EGADS, what is the world coming to? What did a wee poor snail ever do to you? I mean besides slime up every available surface with sparkly butt mucous??? SOME of us think that's pretty when the light hits it just right..... and what was once a blank and dull drive way is revealed to be a canvas for choreographed snail dances....it has to be dances...slow dances for sure but why else would the trails zig zag so wildly over the drive....snails can't go in a straight line perhaps?? I prefer to imagine the dance myself, snails in a lovely, meandering and passionate ritual, sliding sensuously over the pavement to music only they can hear. (I myself have laid on the drive way till the wee hours of the morning trying to hear this music for myself, but alas it was to no avail. Perhaps I was distracted, what with the fear of night stalking rattle snakes, howling coyotes, odd clicking from the trees, ghosts, bird chirping that sounded suspiciously like laughter and of course the snails themselves. Perhaps it's incongruous of me but as much as I admire the snails I am a bit weirded out by their cold, clammy bodies crawling over my legs. Call me old fashioned but I like my snails at a bit of a distance, at least an inch between me and them.)
Now look I might be pro-snail but that doesn't make me an extremist. I don't invite them in for tea, I don't break down and cry every time I hear that suspicious crunch underfoot when we walk down to the car at night. (at least not any more, wild sobbing and over 79 snail funerals later has led me to realize that snail crunches in the dark are just part of the circle of life. Plus the neighbors started looking at us funny across the rows of 79 little hand carved headstones.)
But back to the Snail-a-cide, some people who shall remain nameless but guilty actually take it upon themselves to reduce the population of snails. *gasp and double GASP* I know, right????? Why wouldn't any one want a few hundred little slow moving friends about? Ummm...apparently though snails eat things, damaging gardens, over populating the area, etc etc blah blah, save it. If we can't get along harmoniously with SNAILS of all things how in the heck are we supposed to understand our fellow humans?? I mean, it's not the snail's fault he was born..er hatched..er born?? I gotta look that up.
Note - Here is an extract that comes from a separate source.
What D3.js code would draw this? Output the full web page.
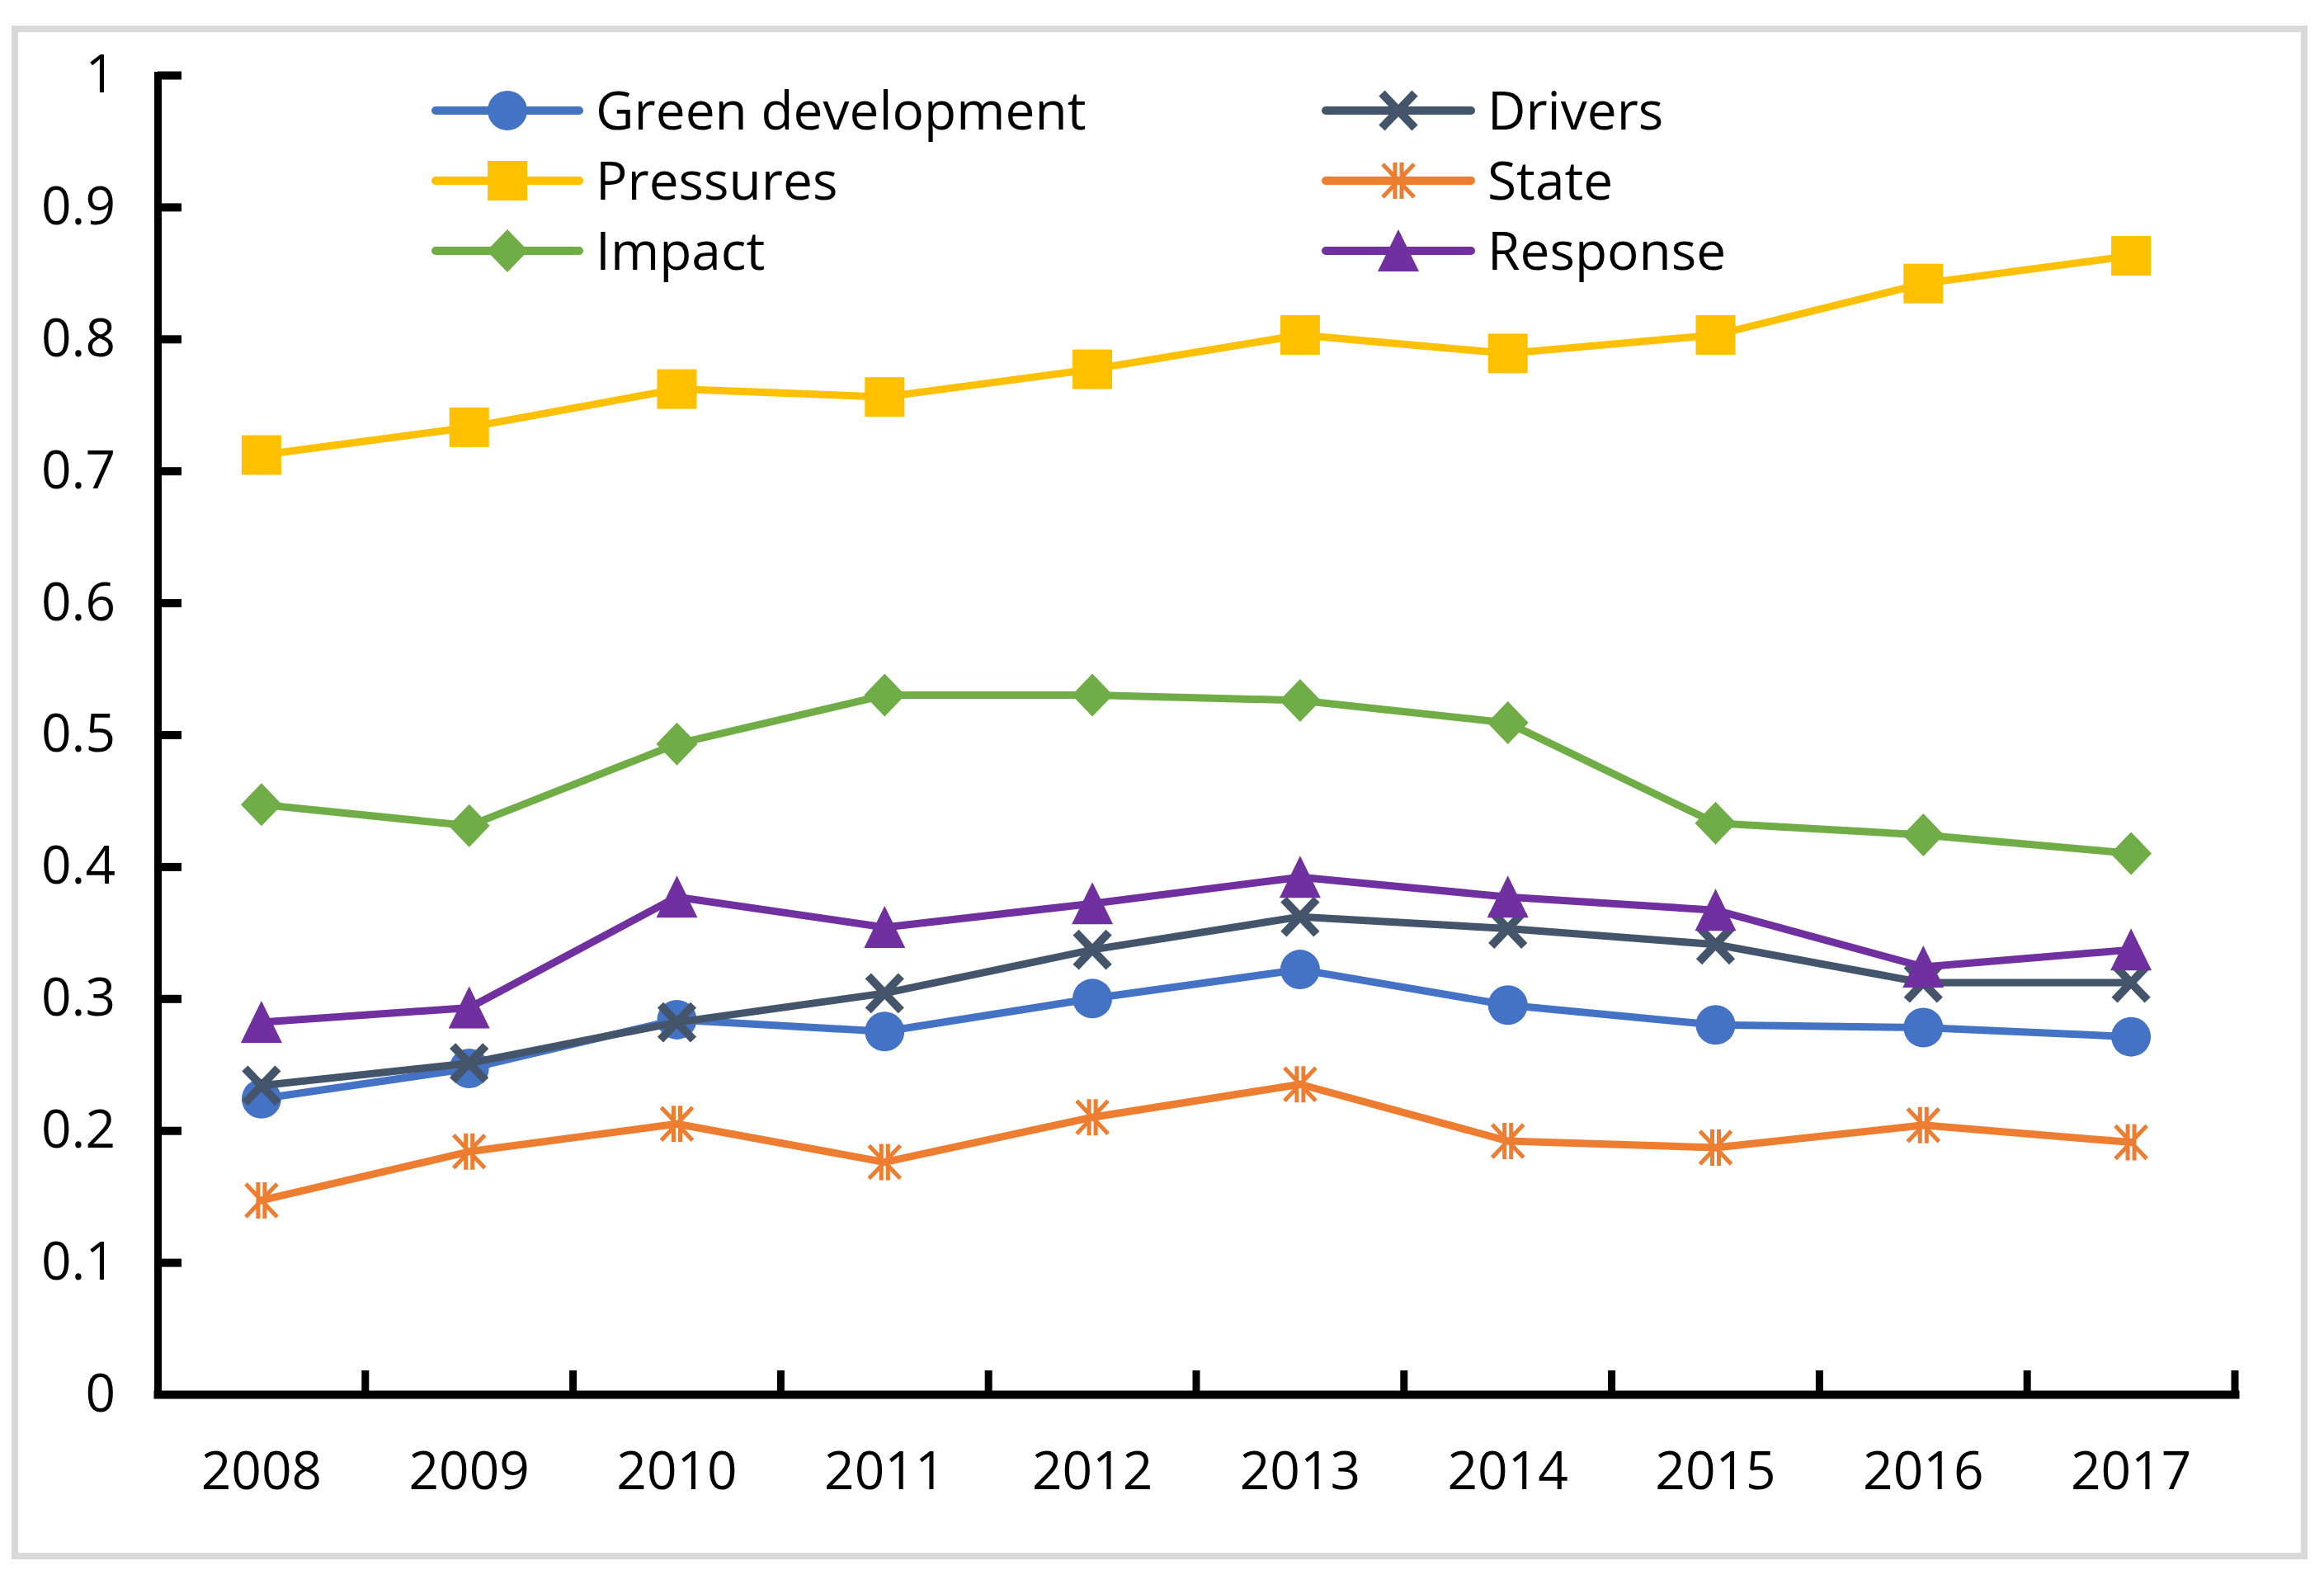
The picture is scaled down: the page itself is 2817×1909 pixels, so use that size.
<!DOCTYPE html>
<html>
<head>
<meta charset="utf-8">
<script src="https://cdn.jsdelivr.net/npm/d3@7/dist/d3.min.js"></script>
<style>
  html, body { margin: 0; padding: 0; background: #ffffff; }
  svg { display: block; }
  text { font-family: "Open Sans", "Noto Sans", sans-serif; fill: #000; }
</style>
</head>
<body>
<svg id="chart" width="2817" height="1909"></svg>
<script>
// ---- data ----
const years = ["2008","2009","2010","2011","2012","2013","2014","2015","2016","2017"];
const greenDevelopment = [0.224, 0.247, 0.284, 0.275, 0.300, 0.322, 0.295, 0.280, 0.278, 0.271];
const drivers          = [0.234, 0.251, 0.282, 0.304, 0.337, 0.362, 0.353, 0.341, 0.312, 0.312];
const pressures        = [0.712, 0.733, 0.762, 0.756, 0.777, 0.803, 0.789, 0.803, 0.842, 0.863];
const state            = [0.147, 0.184, 0.205, 0.176, 0.210, 0.235, 0.192, 0.187, 0.204, 0.191];
const impact           = [0.447, 0.431, 0.493, 0.530, 0.530, 0.526, 0.509, 0.433, 0.424, 0.410];
const response         = [0.282, 0.293, 0.377, 0.354, 0.372, 0.392, 0.377, 0.367, 0.324, 0.337];
const seriesNames = ["Green development","Drivers","Pressures","State","Impact","Response"];
const yTicks = [0, 0.1, 0.2, 0.3, 0.4, 0.5, 0.6, 0.7, 0.8, 0.9, 1];

const seriesValues = [greenDevelopment, drivers, pressures, state, impact, response];
const colors = ["#4472C4", "#44546A", "#FFC000", "#ED7D31", "#70AD47", "#7030A0"];
const markers = ["circle", "x", "square", "star", "diamond", "triangle"];

const svg = d3.select("#chart");
const W = 2817, H = 1909;

svg.append("rect").attr("x",0).attr("y",0).attr("width",W).attr("height",H).attr("fill","#fff");
// outer frame
svg.append("rect").attr("x",18).attr("y",35).attr("width",2775).attr("height",1851)
  .attr("fill","none").attr("stroke","#d9d9d9").attr("stroke-width",8);

const pLeft = 191, pRight = 2709, pTop = 91, pBottom = 1690;
const x = d3.scaleBand().domain(years).range([pLeft, pRight]).padding(0);
const y = d3.scaleLinear().domain([0, 1]).range([pBottom, pTop]);
const xc = d => x(d) + x.bandwidth() / 2;

// ---- axes ----
const yAxis = d3.axisLeft(y).tickValues(yTicks).tickFormat(d3.format("~g"))
  .tickSizeInner(-29).tickSizeOuter(0).tickPadding(51);
const gy = svg.append("g").attr("transform", `translate(${pLeft},0)`).call(yAxis);
gy.select(".domain").attr("stroke","#000").attr("stroke-width",9).attr("stroke-linecap","square");
gy.selectAll(".tick line").attr("stroke","#000").attr("stroke-width",10)
  .filter(d => d === 0).remove();
gy.selectAll(".tick text").attr("font-size",64).attr("font-family","Open Sans, sans-serif").attr("fill","#000");

const xAxis = d3.axisBottom(x).tickSize(0).tickPadding(70);
const gx = svg.append("g").attr("transform", `translate(0,${pBottom})`).call(xAxis);
gx.select(".domain").attr("stroke","#000").attr("stroke-width",10).attr("stroke-linecap","square");
gx.selectAll(".tick text").attr("font-size",64).attr("font-family","Open Sans, sans-serif").attr("fill","#000");

// x boundary ticks (pointing up, inside)
svg.append("g").selectAll("line").data(years).join("line")
  .attr("x1", d => x(d) + x.bandwidth()).attr("x2", d => x(d) + x.bandwidth())
  .attr("y1", pBottom).attr("y2", pBottom - 29)
  .attr("stroke","#000").attr("stroke-width",9);

// ---- marker drawing ----
function drawMarker(g, type, color) {
  if (type === "circle") {
    g.append("circle").attr("r", 24).attr("fill", color);
  } else if (type === "square") {
    g.append("rect").attr("x",-24).attr("y",-24).attr("width",48).attr("height",48).attr("fill", color);
  } else if (type === "diamond") {
    g.append("path").attr("d","M0,-26L25,0L0,26L-25,0Z").attr("fill", color);
  } else if (type === "triangle") {
    g.append("path").attr("d","M0,-26L25,25L-25,25Z").attr("fill", color);
  } else if (type === "x") {
    g.append("path").attr("d","M-20,-21L20,21M20,-21L-20,21")
      .attr("stroke", color).attr("stroke-width", 10).attr("fill","none");
  } else if (type === "star") {
    g.append("path").attr("d","M-19,-20L19,20M19,-20L-19,20M-4,-22V22M4,-22V22")
      .attr("stroke", color).attr("stroke-width", 5).attr("fill","none");
  }
}

// ---- series ----
const line = d3.line().x((d, i) => xc(years[i])).y(d => y(d));
seriesValues.forEach((vals, s) => {
  const g = svg.append("g");
  g.append("path").datum(vals).attr("d", line)
    .attr("fill","none").attr("stroke", colors[s]).attr("stroke-width", 9)
    .attr("stroke-linejoin","round").attr("stroke-linecap","round");
  vals.forEach((v, i) => {
    const m = g.append("g").attr("transform", `translate(${xc(years[i])},${y(v)})`);
    drawMarker(m, markers[s], colors[s]);
  });
});

// ---- legend ----
const legCols = [{x1: 528, x2: 702, tx: 722}, {x1: 1607, x2: 1783, tx: 1803}];
const legRows = [134, 219, 304];
seriesNames.forEach((name, s) => {
  const c = legCols[s % 2], ry = legRows[Math.floor(s / 2)];
  const g = svg.append("g");
  g.append("line").attr("x1", c.x1).attr("x2", c.x2).attr("y1", ry).attr("y2", ry)
    .attr("stroke", colors[s]).attr("stroke-width", 10).attr("stroke-linecap","round");
  const m = g.append("g").attr("transform", `translate(${(c.x1 + c.x2) / 2},${ry})`);
  drawMarker(m, markers[s], colors[s]);
  g.append("text").attr("x", c.tx).attr("y", ry + 23).attr("font-size", 64).text(name);
});
</script>
</body>
</html>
Is it the snail's fault he was hungry and the prized plants of the garden are the tastiest?? If I got annoyed at every one with bad eating habits I'd never set foot in a restaurant again, are bad eating habits such a crime anyways? Ok, yes, sure snatching bits of fried chicken off a fellow diner's plate at Denny's might get you some very stern looks, a lecture on proper etiquette and thrown out of the restaurant but it sure as hell didn't get me terminated...hypothetically speaking of course..hee hee
Killing snails raises some deep philosophical questions within me. Like maybe we're supposed to do it....maybe it really is the "cirrrcccccle of liffffffe" (sung very off key but with much gusto)
Maybe it's our job in that circle to go on mad snail termination sprees so we can show em whose boss and keep the numbers down, or else the world would be over run with them....thats a scary thought.
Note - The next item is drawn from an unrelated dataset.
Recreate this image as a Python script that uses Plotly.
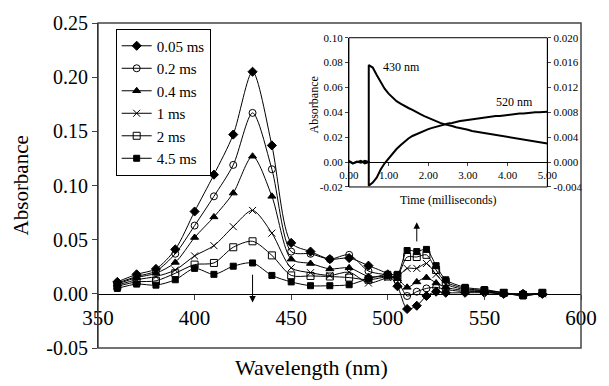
import plotly.graph_objects as go

FONT = "Liberation Serif"

wavelength = [360, 370, 380, 390, 400, 410, 420, 430, 440, 450, 460, 470, 480, 490,
              500, 505, 510, 515, 520, 525, 530, 540, 550, 560, 570, 580]

s_005 = [0.011, 0.018, 0.023, 0.041, 0.076, 0.110, 0.147, 0.205, 0.137, 0.047, 0.039, 0.032, 0.033, 0.026,
         0.018, 0.007, -0.014, -0.011, -0.002, 0.002, 0.001, 0.001, 0.001, 0.000, 0.000, 0.000]
s_02 = [0.010, 0.016, 0.021, 0.037, 0.063, 0.090, 0.119, 0.167, 0.115, 0.039, 0.037, 0.032, 0.036, 0.021,
        0.017, 0.012, -0.002, 0.002, 0.005, 0.006, 0.004, 0.002, 0.002, 0.000, 0.000, 0.000]
s_04 = [0.009, 0.015, 0.019, 0.029, 0.052, 0.071, 0.093, 0.127, 0.090, 0.032, 0.028, 0.023, 0.024, 0.016,
        0.016, 0.014, 0.006, 0.011, 0.015, 0.010, 0.006, 0.003, 0.002, 0.000, -0.001, 0.000]
s_1 = [0.008, 0.013, 0.016, 0.022, 0.035, 0.0445, 0.062, 0.077, 0.056, 0.024, 0.0195, 0.017, 0.020, 0.010,
       0.015, 0.016, 0.0235, 0.0235, 0.028, 0.018, 0.009, 0.004, 0.003, 0.001, -0.001, 0.000]
s_2 = [0.007, 0.011, 0.012, 0.019, 0.027, 0.0285, 0.043, 0.0485, 0.0355, 0.017, 0.0165, 0.016, 0.015, 0.013,
       0.016, 0.017, 0.034, 0.034, 0.036, 0.022, 0.011, 0.005, 0.003, 0.001, -0.001, 0.001]
s_45 = [0.005, 0.009, 0.008, 0.013, 0.0235, 0.018, 0.0255, 0.0285, 0.017, 0.011, 0.0075, 0.0075, 0.0084, 0.014,
        0.018, 0.018, 0.040, 0.039, 0.041, 0.026, 0.013, 0.006, 0.004, 0.001, -0.002, 0.001]

series_names = ["0.05 ms", "0.2 ms", "0.4 ms", "1 ms", "2 ms", "4.5 ms"]
series_values = [s_005, s_02, s_04, s_1, s_2, s_45]
series_symbols = ["diamond", "circle-open", "triangle-up", "x-thin-open", "square-open", "square"]

y_ticks = [-0.05, 0.00, 0.05, 0.10, 0.15, 0.20, 0.25]
y_ticklabels = ["-0.05", "0.00", "0.05", "0.10", "0.15", "0.20", "0.25"]
x_ticks = [350, 400, 450, 500, 550, 600]

# inset kinetics
time_ms = [0.0, 0.1, 0.2, 0.3, 0.4, 0.5, 0.5, 0.6, 0.7, 0.8, 0.9, 1.0, 1.1, 1.2, 1.3, 1.4, 1.5, 1.6, 1.7,
           1.8, 1.9, 2.0, 2.1, 2.2, 2.3, 2.4, 2.5, 2.6, 2.7, 2.8, 2.9, 3.0, 3.1, 3.2, 3.3, 3.4, 3.5, 3.6,
           3.7, 3.8, 3.9, 4.0, 4.1, 4.2, 4.3, 4.4, 4.5, 4.6, 4.7, 4.8, 4.9, 5.0]
abs_430 = [0.001, -0.001, 0.000, 0.001, -0.001, 0.000, 0.078, 0.076, 0.070, 0.064, 0.059, 0.055, 0.052,
           0.049, 0.047, 0.045, 0.0435, 0.042, 0.040, 0.0385, 0.037, 0.0355, 0.034, 0.033, 0.0315, 0.0305,
           0.030, 0.029, 0.028, 0.0275, 0.0265, 0.026, 0.025, 0.0245, 0.024, 0.023, 0.0225, 0.022, 0.0215,
           0.021, 0.0205, 0.020, 0.0195, 0.019, 0.0185, 0.018, 0.0175, 0.017, 0.0165, 0.016, 0.0155, 0.015]
abs_520 = [0.0001, -0.0002, 0.0001, -0.0001, 0.0002, 0.0000, -0.0038, -0.0033, -0.0025, -0.0012, -0.0002,
           0.0006, 0.0014, 0.0021, 0.0027, 0.0033, 0.0038, 0.0042, 0.0045, 0.0048, 0.0051, 0.0053, 0.0055,
           0.0057, 0.0059, 0.0060, 0.0062, 0.0063, 0.0065, 0.0066, 0.0067, 0.0068, 0.0069, 0.0070, 0.0071,
           0.0072, 0.0072, 0.0073, 0.0074, 0.0074, 0.0075, 0.0076, 0.0077, 0.0077, 0.0078, 0.0078, 0.0079,
           0.0079, 0.0080, 0.0080, 0.0081, 0.0081]
inset_x_ticks = [0, 1, 2, 3, 4, 5]
inset_x_ticklabels = ["0.00", "1.00", "2.00", "3.00", "4.00", "5.00"]
inset_yl_ticks = [-0.02, 0.00, 0.02, 0.04, 0.06, 0.08, 0.10]
inset_yl_ticklabels = ["-0.02", "0.00", "0.02", "0.04", "0.06", "0.08", "0.10"]
inset_yr_ticks = [-0.004, 0.000, 0.004, 0.008, 0.012, 0.016, 0.020]
inset_yr_ticklabels = ["-0.004", "0.000", "0.004", "0.008", "0.012", "0.016", "0.020"]

fig = go.Figure()

for name, vals, sym in zip(series_names, series_values, series_symbols):
    fig.add_trace(go.Scatter(
        x=wavelength, y=vals, name=name, mode="lines+markers",
        line=dict(color="black", width=1, shape="spline", smoothing=0.8),
        marker=dict(symbol=sym, size=7 if sym != "square" else 6, color="black",
                    line=dict(color="black", width=1)),
        xaxis="x", yaxis="y"))

fig.add_trace(go.Scatter(x=time_ms, y=abs_430, mode="lines", showlegend=False,
                         line=dict(color="black", width=2), xaxis="x2", yaxis="y2"))
fig.add_trace(go.Scatter(x=time_ms, y=abs_520, mode="lines", showlegend=False,
                         line=dict(color="black", width=2), xaxis="x2", yaxis="y3"))

ML, MR, MT, MB = 98, 19, 17, 38
inset_dom_x = [0.5195, 0.9303]
inset_dom_y = [0.4955, 0.9547]

fig.update_layout(
    width=609, height=386,
    margin=dict(l=ML, r=MR, t=MT, b=MB),
    paper_bgcolor="white", plot_bgcolor="white",
    font=dict(family=FONT, color="black"),
    showlegend=True,
    legend=dict(x=0.0366, y=0.983, xanchor="left", yanchor="top",
                bgcolor="white", bordercolor="black", borderwidth=1,
                font=dict(family=FONT, size=15), tracegroupgap=0, itemwidth=30),
    xaxis=dict(range=[350, 600], tickvals=x_ticks, showgrid=False, zeroline=False,
               showline=True, linecolor="black", linewidth=1, ticks="outside", ticklen=5,
               tickfont=dict(family=FONT, size=21), anchor="free", position=1/6, domain=[0, 1]),
    yaxis=dict(range=[-0.05, 0.25], tickvals=y_ticks, ticktext=y_ticklabels, showgrid=False,
               zeroline=False, showline=True, linecolor="black", linewidth=1, ticks="outside",
               ticklen=5, tickfont=dict(family=FONT, size=20), domain=[0, 1]),
    xaxis2=dict(range=[0, 5], tickvals=inset_x_ticks, ticktext=inset_x_ticklabels, showgrid=False,
                zeroline=False, showline=True, linecolor="black", linewidth=1, ticks="outside",
                ticklen=3, tickfont=dict(family=FONT, size=11), anchor="free",
                position=inset_dom_y[0] + (inset_dom_y[1] - inset_dom_y[0]) / 6, domain=inset_dom_x),
    yaxis2=dict(range=[-0.02, 0.10], tickvals=inset_yl_ticks, ticktext=inset_yl_ticklabels,
                showgrid=False, zeroline=False, showline=True, linecolor="black", linewidth=1,
                ticks="outside", ticklen=3, tickfont=dict(family=FONT, size=11), anchor="x2",
                domain=inset_dom_y),
    yaxis3=dict(range=[-0.004, 0.020], tickvals=inset_yr_ticks, ticktext=inset_yr_ticklabels,
                showgrid=False, zeroline=False, showline=True, linecolor="black", linewidth=1,
                ticks="outside", ticklen=3, tickfont=dict(family=FONT, size=11), overlaying="y2",
                side="right", anchor="x2"),
)

fig.add_shape(type="rect", xref="x domain", yref="y domain", x0=0, y0=0, x1=1, y1=1,
              line=dict(color="#444444", width=1.5), layer="above")
fig.add_shape(type="rect", xref="x2 domain", yref="y2 domain", x0=0, y0=0, x1=1, y1=1,
              line=dict(color="black", width=1), layer="above")

annotations = [
    dict(text="Absorbance", x=-0.1585, y=0.5015, xref="paper", yref="paper", textangle=-90,
         showarrow=False, font=dict(family=FONT, size=21), xanchor="center", yanchor="middle"),
    dict(text="Wavelength (nm)", x=0.441, y=-0.0604, xref="paper", yref="paper",
         showarrow=False, font=dict(family=FONT, size=22), xanchor="center", yanchor="middle"),
    dict(text="Absorbance", x=0.447, y=0.749, xref="paper", yref="paper", textangle=-90,
         showarrow=False, font=dict(family=FONT, size=12), xanchor="center", yanchor="middle"),
    dict(text="Time (milliseconds)", x=0.7256, y=0.456, xref="paper", yref="paper",
         showarrow=False, font=dict(family=FONT, size=12), xanchor="center", yanchor="middle"),
    dict(text="430 nm", x=1.32, y=0.0763, xref="x2", yref="y2", showarrow=False,
         font=dict(family=FONT, size=12)),
    dict(text="520 nm", x=4.17, y=0.0487, xref="x2", yref="y2", showarrow=False,
         font=dict(family=FONT, size=12)),
    dict(text="", x=430, y=-0.008, ax=430, ay=0.019, xref="x", yref="y", axref="x", ayref="y",
         showarrow=True, arrowhead=2, arrowsize=1.3, arrowwidth=1, arrowcolor="black"),
    dict(text="", x=515, y=0.066, ax=515, ay=0.047, xref="x", yref="y", axref="x", ayref="y",
         showarrow=True, arrowhead=2, arrowsize=1.3, arrowwidth=1, arrowcolor="black"),
]
fig.update_layout(annotations=annotations)

fig.write_html("out.html")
I still think we ought to try reasoning with them though myself, or better yet start working on some snail birth control. EXPLORING SPACE?????????? GIVE ME A FREAKING BREAK HERE. How is exploring space gonna do any good for me in the short term really, ok, yes I enjoy the images of of Mars as much as the next person but listen to this, NASA has a budget of $13 BILLION dollars for this year...so I was thinking what if we took a mere ONE BILLION of those funds and put it towards snail birth control. I know, I know, freaking brilliant right?
In the mean time we can all do our part. One person at time. You know how they say it's good to talk to a person in a coma cause maybe, just maybe they can hear you? Remember those commercials about talking to your kids about cigarettes whether they wanted to listen to you or not cause maybe, just maybe your advice will sink in....... Well I remember those ideas....
and if you wanna find me on cold rainy days, at dusk when the sun is setting and the dew is dewing and all the little snails come out to play...I'll be sitting outside reading aloud to them about birth control. "PRO-CHOICE for snails!" An admittedly rare book to find but defiantly worth the investment if you want to educate your snails about abstinence, birth control and population over crowding issues.